In connection with the audits of CVF's financial statements for each of the two fiscal years ended December 31, 2002 and 2001 and in the subsequent interim periods from December 31, 2002 through and including June 24, 2003, there were no disagreements between CVF and its auditors, Ernst & Young LLP on any matter of accounting principles or practices, consolidated financial statement disclosure, or auditing scope and procedures, which, if not resolved to the satisfaction of Ernst & Young LLP, would have caused Ernst & Young LLP to make reference to the matter in its reports.
CVF has not consulted with Radin, Glass & Co., LLP during the last two fiscal years ended December 31, 2002 and 2001 or during the subsequent interim period from December 31, 2002 through and including June 24, 2003, on either the application of accounting principles to a specified transaction, either completed or proposed, or the type of audit opinion that might be rendered on CVF's consolidated financial statements.

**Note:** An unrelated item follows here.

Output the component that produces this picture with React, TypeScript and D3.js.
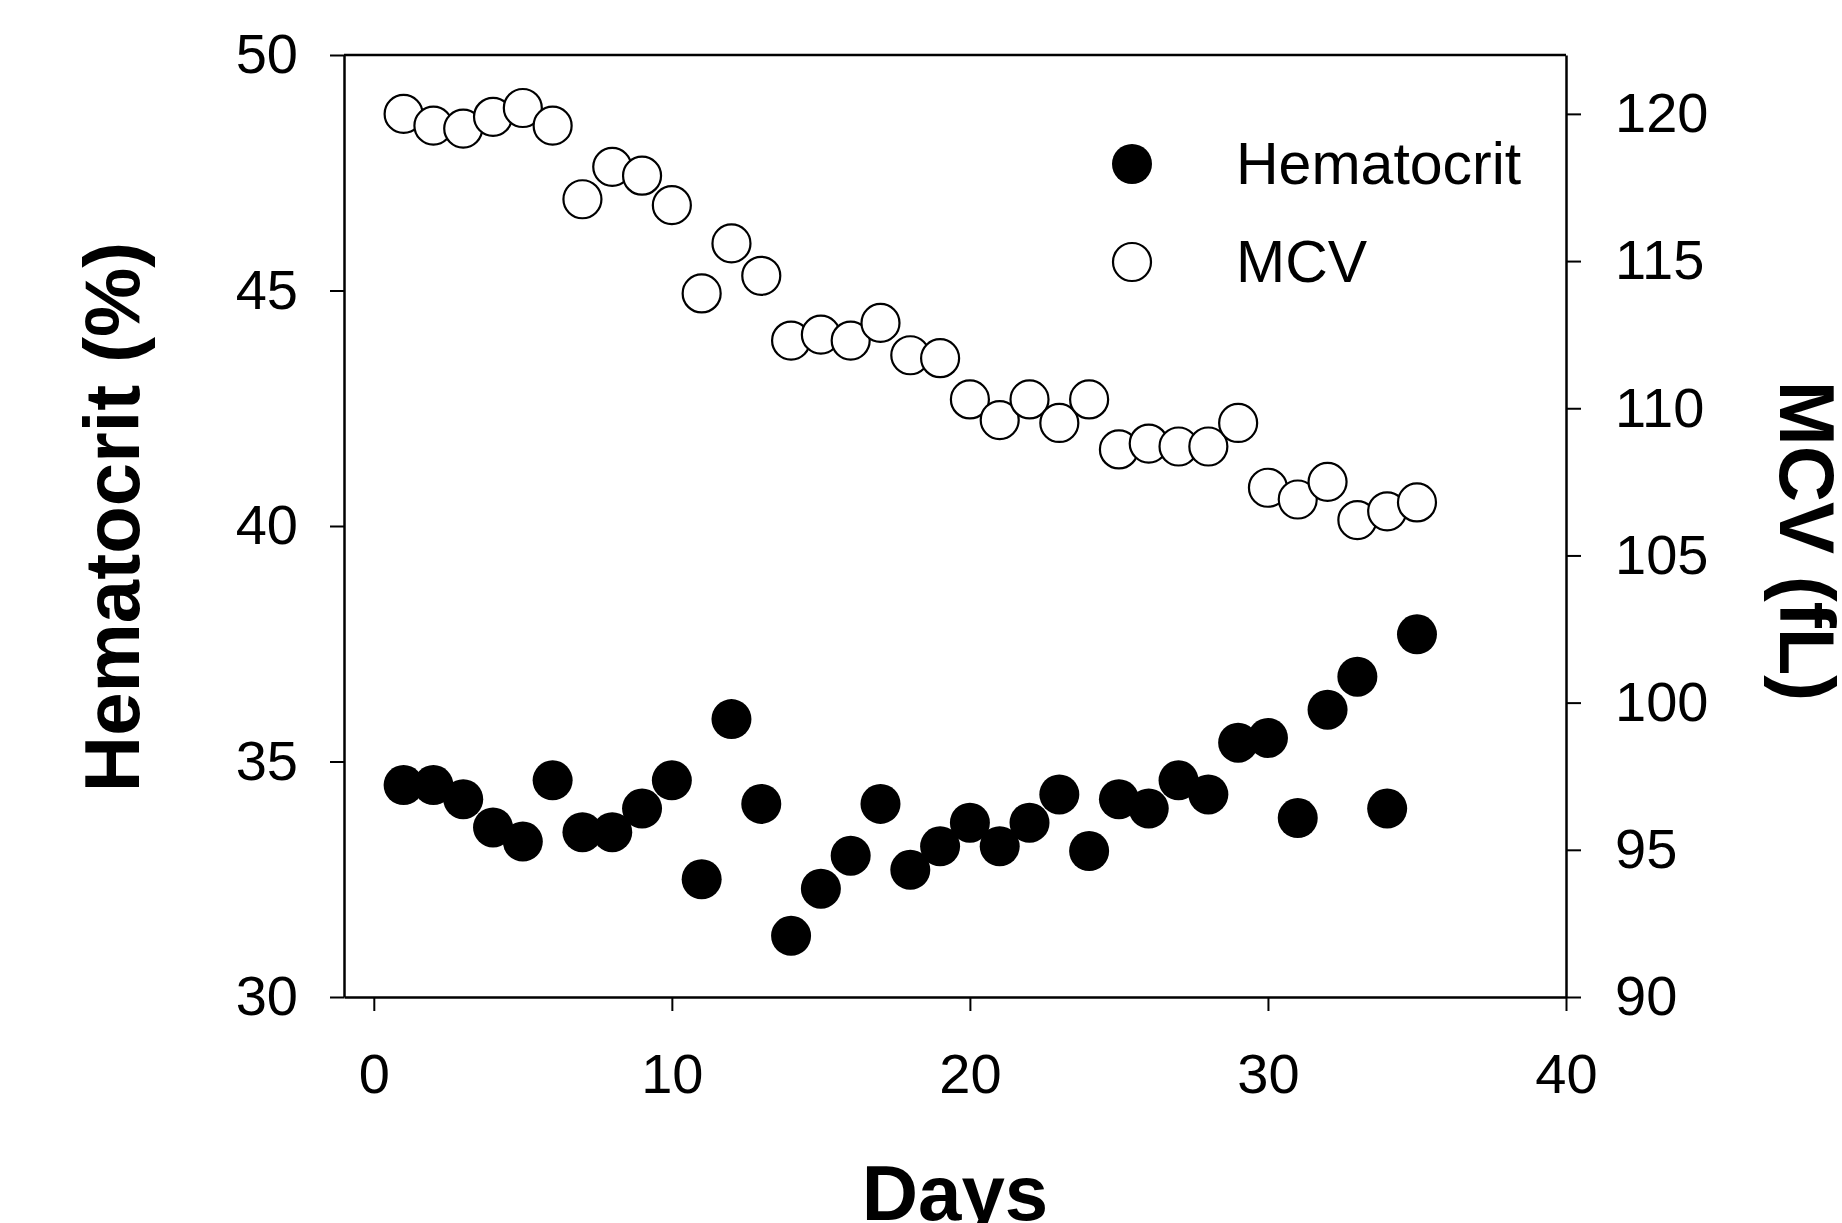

CVF has provided Ernst & Young LLP with a copy of this disclosure and has requested Ernst & Young LLP to furnish CVF with a letter addressed to the Securities and Exchange Commission stating whether Ernst & Young LLP agrees with the statements made above by CVF. This letter has not been received and will be filed as an exhibit to an amended 8-K upon receipt.
SIGNATURE
Pursuant to the requirements of the Securities Exchange Act of 1934, the registrant has duly caused this report to be signed on its behalf by the undersigned hereunto duly authorized.